TASK OBJECTIVE | Retype the data that follows line by line, exactly, and leave its pictures out.

DATA PROVIDED |
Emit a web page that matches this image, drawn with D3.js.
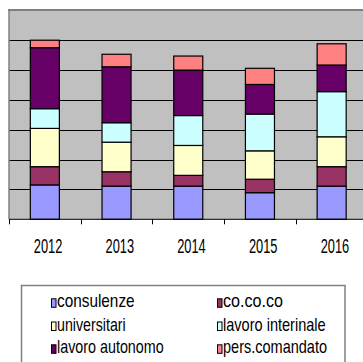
<!DOCTYPE html>
<html><head><meta charset="utf-8">
<script src="https://cdn.jsdelivr.net/npm/d3@7"></script>
<style>html,body{margin:0;padding:0;background:#fff;overflow:hidden}</style>
</head><body><svg id="c" width="363" height="362"></svg>
<script>
const years = ["2012","2013","2014","2015","2016"];
const seriesNames = ["consulenze","co.co.co","universitari","lavoro interinale","lavoro autonomo","pers.comandato"];
const seriesColors = ["#9999FF","#993366","#FFFFCC","#CCFFFF","#660066","#FF8080"];
const consulenze = [1.15,1.11,1.11,0.89,1.11];
const cococo = [0.61,0.48,0.36,0.45,0.65];
const universitari = [1.28,0.99,1.00,0.95,1.00];
const interinale = [0.66,0.65,1.00,1.23,1.51];
const autonomo = [2.04,1.87,1.52,0.99,0.89];
const comandato = [0.25,0.42,0.47,0.54,0.71];
const yTicks = [0,1,2,3,4,5,6,7];

const seriesVals = [consulenze,cococo,universitari,interinale,autonomo,comandato];
const rows = years.map((yr,i)=>{const r={year:yr}; seriesNames.forEach((s,j)=>r[s]=seriesVals[j][i]); return r;});
const stack = d3.stack().keys(seriesNames)(rows);

const svg = d3.select("#c");
const pL=9, pR=367.5, pT=10, pB=219.3;
const x = d3.scaleBand().domain(years).range([pL,pR]).paddingInner(0.595).paddingOuter(0.2975);
const y = d3.scaleLinear().domain([0,7]).range([pB,pT]);
const step = x.step();

svg.append("rect").attr("x",pL).attr("y",pT).attr("width",pR-pL).attr("height",pB-pT).attr("fill","#C0C0C0");
svg.append("g").selectAll("line").data(yTicks.filter(t=>t>0&&t<7)).join("line")
  .attr("x1",pL).attr("x2",pR).attr("y1",d=>Math.round(y(d))+0.5).attr("y2",d=>Math.round(y(d))+0.5)
  .attr("stroke","#000").attr("stroke-width",1);
svg.append("line").attr("x1",pL-1).attr("x2",pR).attr("y1",pT).attr("y2",pT).attr("stroke","#808080").attr("stroke-width",2);
svg.append("line").attr("x1",pL).attr("x2",pL).attr("y1",pT).attr("y2",pB).attr("stroke","#808080").attr("stroke-width",1.5);

svg.append("g").selectAll("g").data(stack).join("g")
  .attr("fill",(d,i)=>seriesColors[i])
  .selectAll("rect").data(d=>d).join("rect")
  .attr("x",d=>x(d.data.year)).attr("width",x.bandwidth())
  .attr("y",d=>y(d[1])).attr("height",d=>y(d[0])-y(d[1]))
  .attr("stroke","#000").attr("stroke-width",1.2);

svg.append("line").attr("x1",pL).attr("x2",pR).attr("y1",pB).attr("y2",pB).attr("stroke","#000").attr("stroke-width",1);
const tickPos = years.map(yr=>x(yr)-(step-x.bandwidth())/2).concat([pR]);
svg.append("g").selectAll("line").data(tickPos).join("line")
  .attr("x1",d=>Math.round(d)+0.5).attr("x2",d=>Math.round(d)+0.5).attr("y1",pB).attr("y2",pB+5).attr("stroke","#000");
svg.append("g").selectAll("text").data(years).join("text")
  .attr("x",d=>x(d)+x.bandwidth()/2+3-14).attr("y",253)
  .attr("textLength",28.5).attr("lengthAdjust","spacingAndGlyphs")
  .attr("font-family","Liberation Sans, Arial, sans-serif").attr("font-size",19.5).attr("fill","#000")
  .text(d=>d);

svg.append("rect").attr("x",21.5).attr("y",285.5).attr("width",323.5).attr("height",90)
  .attr("fill","#fff").attr("stroke","#808080").attr("stroke-width",1.5);
const legPos = [[51,307.3],[217,307.3],[51,330.5],[217,330.5],[51,353.3],[217,353.3]];
const legW = [77.6,60,68.7,102.7,106.7,104];
const lg = svg.append("g").selectAll("g").data(seriesNames).join("g")
  .attr("transform",(d,i)=>`translate(${legPos[i][0]},${legPos[i][1]})`);
lg.append("rect").attr("x",0.5).attr("y",-8.5).attr("width",4.5).attr("height",8.5)
  .attr("fill",(d,i)=>seriesColors[i]).attr("stroke","#000").attr("stroke-width",1);
lg.append("text").attr("x",6).attr("y",0)
  .attr("textLength",(d,i)=>legW[i]).attr("lengthAdjust","spacingAndGlyphs")
  .attr("font-family","Liberation Sans, Arial, sans-serif").attr("font-size",19).attr("fill","#000")
  .text(d=>d);
</script></body></html>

RESULT OF THE TASK |
Emit a web page that matches this image, drawn with D3.js.
<!DOCTYPE html>
<html><head><meta charset="utf-8">
<script src="https://cdn.jsdelivr.net/npm/d3@7"></script>
<style>html,body{margin:0;padding:0;background:#fff;overflow:hidden}</style>
</head><body><svg id="c" width="363" height="362"></svg>
<script>
const years = ["2012","2013","2014","2015","2016"];
const seriesNames = ["consulenze","co.co.co","universitari","lavoro interinale","lavoro autonomo","pers.comandato"];
const seriesColors = ["#9999FF","#993366","#FFFFCC","#CCFFFF","#660066","#FF8080"];
const consulenze = [1.15,1.11,1.11,0.89,1.11];
const cococo = [0.61,0.48,0.36,0.45,0.65];
const universitari = [1.28,0.99,1.00,0.95,1.00];
const interinale = [0.66,0.65,1.00,1.23,1.51];
const autonomo = [2.04,1.87,1.52,0.99,0.89];
const comandato = [0.25,0.42,0.47,0.54,0.71];
const yTicks = [0,1,2,3,4,5,6,7];

const seriesVals = [consulenze,cococo,universitari,interinale,autonomo,comandato];
const rows = years.map((yr,i)=>{const r={year:yr}; seriesNames.forEach((s,j)=>r[s]=seriesVals[j][i]); return r;});
const stack = d3.stack().keys(seriesNames)(rows);

const svg = d3.select("#c");
const pL=9, pR=367.5, pT=10, pB=219.3;
const x = d3.scaleBand().domain(years).range([pL,pR]).paddingInner(0.595).paddingOuter(0.2975);
const y = d3.scaleLinear().domain([0,7]).range([pB,pT]);
const step = x.step();

svg.append("rect").attr("x",pL).attr("y",pT).attr("width",pR-pL).attr("height",pB-pT).attr("fill","#C0C0C0");
svg.append("g").selectAll("line").data(yTicks.filter(t=>t>0&&t<7)).join("line")
  .attr("x1",pL).attr("x2",pR).attr("y1",d=>Math.round(y(d))+0.5).attr("y2",d=>Math.round(y(d))+0.5)
  .attr("stroke","#000").attr("stroke-width",1);
svg.append("line").attr("x1",pL-1).attr("x2",pR).attr("y1",pT).attr("y2",pT).attr("stroke","#808080").attr("stroke-width",2);
svg.append("line").attr("x1",pL).attr("x2",pL).attr("y1",pT).attr("y2",pB).attr("stroke","#808080").attr("stroke-width",1.5);

svg.append("g").selectAll("g").data(stack).join("g")
  .attr("fill",(d,i)=>seriesColors[i])
  .selectAll("rect").data(d=>d).join("rect")
  .attr("x",d=>x(d.data.year)).attr("width",x.bandwidth())
  .attr("y",d=>y(d[1])).attr("height",d=>y(d[0])-y(d[1]))
  .attr("stroke","#000").attr("stroke-width",1.2);

svg.append("line").attr("x1",pL).attr("x2",pR).attr("y1",pB).attr("y2",pB).attr("stroke","#000").attr("stroke-width",1);
const tickPos = years.map(yr=>x(yr)-(step-x.bandwidth())/2).concat([pR]);
svg.append("g").selectAll("line").data(tickPos).join("line")
  .attr("x1",d=>Math.round(d)+0.5).attr("x2",d=>Math.round(d)+0.5).attr("y1",pB).attr("y2",pB+5).attr("stroke","#000");
svg.append("g").selectAll("text").data(years).join("text")
  .attr("x",d=>x(d)+x.bandwidth()/2+3-14).attr("y",253)
  .attr("textLength",28.5).attr("lengthAdjust","spacingAndGlyphs")
  .attr("font-family","Liberation Sans, Arial, sans-serif").attr("font-size",19.5).attr("fill","#000")
  .text(d=>d);

svg.append("rect").attr("x",21.5).attr("y",285.5).attr("width",323.5).attr("height",90)
  .attr("fill","#fff").attr("stroke","#808080").attr("stroke-width",1.5);
const legPos = [[51,307.3],[217,307.3],[51,330.5],[217,330.5],[51,353.3],[217,353.3]];
const legW = [77.6,60,68.7,102.7,106.7,104];
const lg = svg.append("g").selectAll("g").data(seriesNames).join("g")
  .attr("transform",(d,i)=>`translate(${legPos[i][0]},${legPos[i][1]})`);
lg.append("rect").attr("x",0.5).attr("y",-8.5).attr("width",4.5).attr("height",8.5)
  .attr("fill",(d,i)=>seriesColors[i]).attr("stroke","#000").attr("stroke-width",1);
lg.append("text").attr("x",6).attr("y",0)
  .attr("textLength",(d,i)=>legW[i]).attr("lengthAdjust","spacingAndGlyphs")
  .attr("font-family","Liberation Sans, Arial, sans-serif").attr("font-size",19).attr("fill","#000")
  .text(d=>d);
</script></body></html>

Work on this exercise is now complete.